Public disclosure records via FINRA’s BrokerCheck reveal that Anthony Cantone has been subject to eight disclosure incidents, and Christine Cantone has been subject to six. On August 24, 1994, Cantone was discharged by Gruntal & Co, Inc. after two unregistered callers used unapproved scripts allegedly provided by Mr. Cantone. On July 6, 2001, a Cantone customer received an award/judgment against Cantone for $10,000.00 after alleging poor performance. On October 8, 2003, another Cantone customer received an award/judgment against Cantone for $250,000.00 after alleging unsuitability and breach of fiduciary duty.

On June 12, 2010, Anthony and Christine Cantone settled a customer dispute for $800,000 after claimants alleged failure to supervise, breach of fiduciary duty, negligence. On November 20, 2015, New Jersey Bureau of Securities revoked Anthony and Christine Cantone’s securities licenses amid allegations of engaging in dishonest or unethical practices in the securities industry by offering and selling unregistered securities and making misrepresentations and omitting material facts to investors in connection with the sale of securities. They are also subject to a pending civil action initiated by New Jersey Bureau of Securities in connection with their conduct.

Section 10(b) of the Exchange Act makes it unlawful “to use or employ, in connection with the purchase or sale of any security registered on a national securities exchange or any security not so registered, any manipulative or deceptive device or contrivance in contravention of such rules and regulations as the Commission may prescribe as necessary or appropriate in the public interest or for the protection of investors.”

Four elements are necessary to show in finding a violation of Section 10(b) of the Exchange Act, Rule 10b-5: 1) misrepresentations and/or omissions were made; 2) misrepresentations and/or omissions were material; 3) representations and/or omissions were made with requisite intent (e.g. scienter), and 4) misrepresentations and/or omissions were made in connection with the purchase or sale of securities.

Finally, FINRA Rule 2111 requires that associated persons have a reasonable basis to believe that a recommended transaction or investment strategy involving a security or securities is suitable for the customer.

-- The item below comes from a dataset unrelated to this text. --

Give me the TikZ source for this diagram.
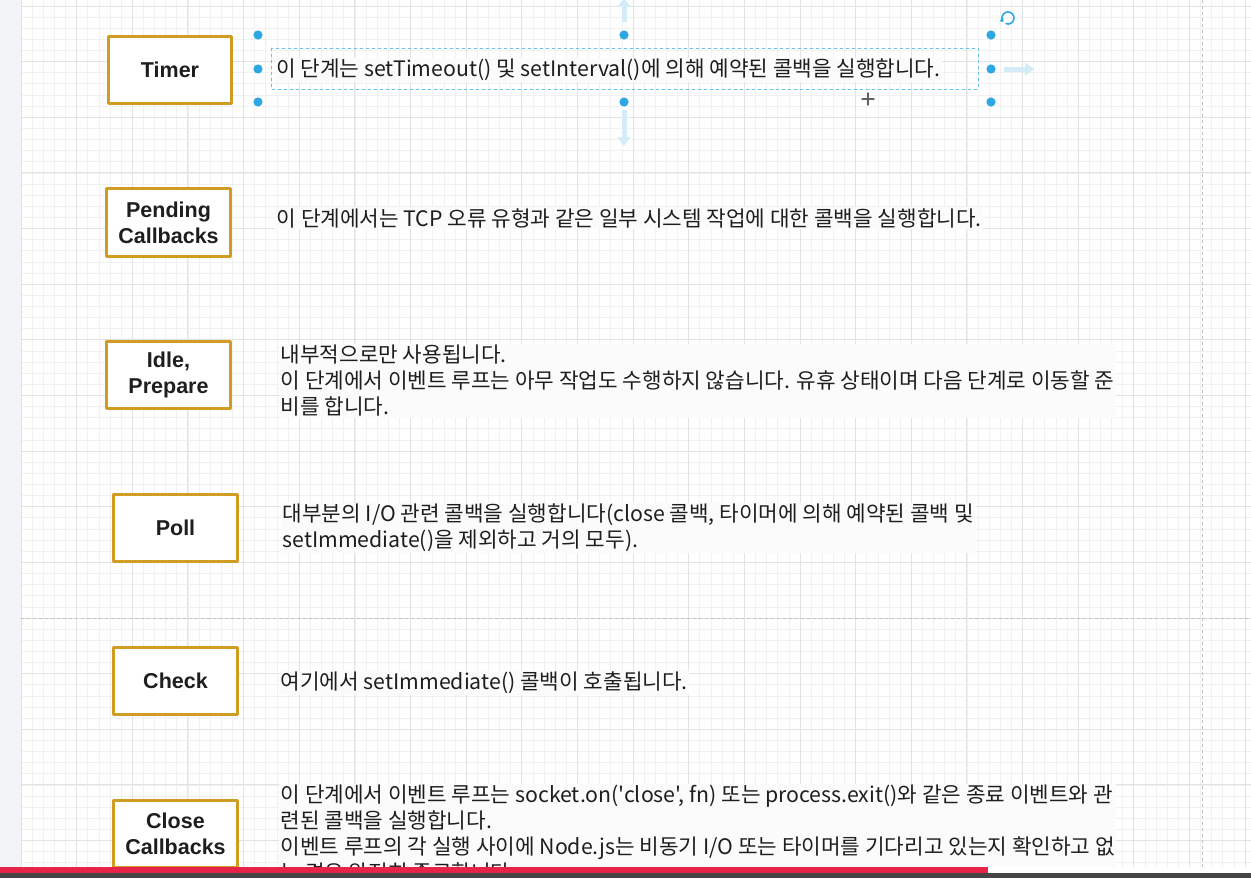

FINRA will generally find this rule to be violated, as is the case with Torres, when the individual does not have a basis to believe that the recommendation is suitable for at least some investors, that the recommendation is suitable for a particular customer considering the customer’s investment objectives and financial profile, and (for the accounts where the individual is exercising discretion) that a series of recommended transactions are not excessive and unsuitable even if each transaction alone would be deemed suitable.